Patrick Sebastian, a Republican consultant and founder of Tar Heel Targeting, worked with the Piedmont Accountability Coalition and the Guilford-Rockingham Alliance. He’s the nephew of former Gov. Pat McCrory, who has a loaded history with Berger.
Sebastian said the strategy used by those involved with the groups was to boost turnout in Rockingham County, where Page is the sheriff, to offset expected losses in Guilford County. The theme of ads, he said, largely centered on Berger “essentially not working for you.”
“A Trump endorsement plus a massive amount of money, wins virtually every time,” said Sebastian — and Trump endorsed Berger.

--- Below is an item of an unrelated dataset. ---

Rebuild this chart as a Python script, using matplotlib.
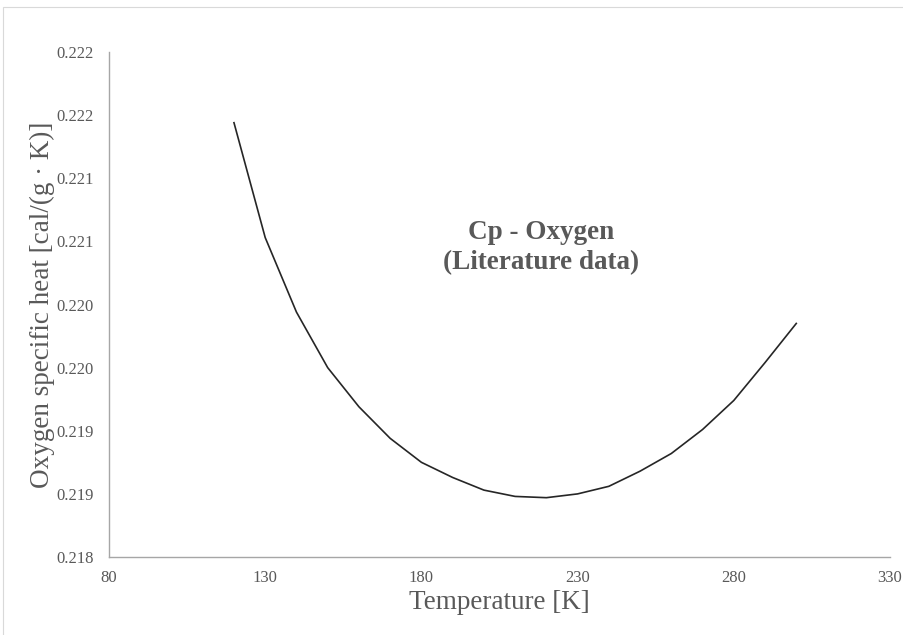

“But I think what people weren’t counting on is that the sheriff had such long-standing relationships in Rockingham County. It really superseded any money or endorsements people had.”
Changes over time
It wasn’t always the case that so much was unknown, said Hall.
In 1998, a group called Farmers for Fairness poured millions into Republican state primaries and in particular targeted then-Rep. Cindy Watson of Duplin County — one of the legislature’s most outspoken critics of the hog industry, according to archives from The News & Observer. The group unleashed a barrage of TV, radio and newspaper ads attacking Watson’s record, though not explicitly calling on voters to vote against her. Watson lost her primary. That year, Democrats won back control of the state House and maintained control of the Senate.
The hog industry debacle sparked a desire to reform election laws, Hall said.
Lawmakers were seeing “in a bipartisan way, that these issue ads were increasingly taking over the election arena and were not being regulated, and they were essentially the same as express advocacy, they just cleverly avoided using certain words” said Hall.
“With the help of legal experts, we crafted, in a bipartisan way, regulations that captured and required disclosure of their financing. It didn’t prohibit them from saying things. They could say stuff, but they had to tell the public where they got the money,” he said.
Those new laws regulating electioneering communications were passed in 2004. They required any ads that mentioned candidates within 30 days of a primary or 60 days of a general election, and where spending exceeded $10,000, to disclose their donors and activity.
But that law has been “whittled away and whittled away after 2013,” Hall said.
Berger has served in the Senate for 25 years, repeatedly chosen by Republican colleagues to lead them — first in the minority, then for 15 years in the majority after Republicans took control following the 2010 election.
The 2004 disclosure rules have since been reduced to apply solely to issue ads running within 30 days before the general election in even-numbered years. They no longer apply to ads airing just before primaries.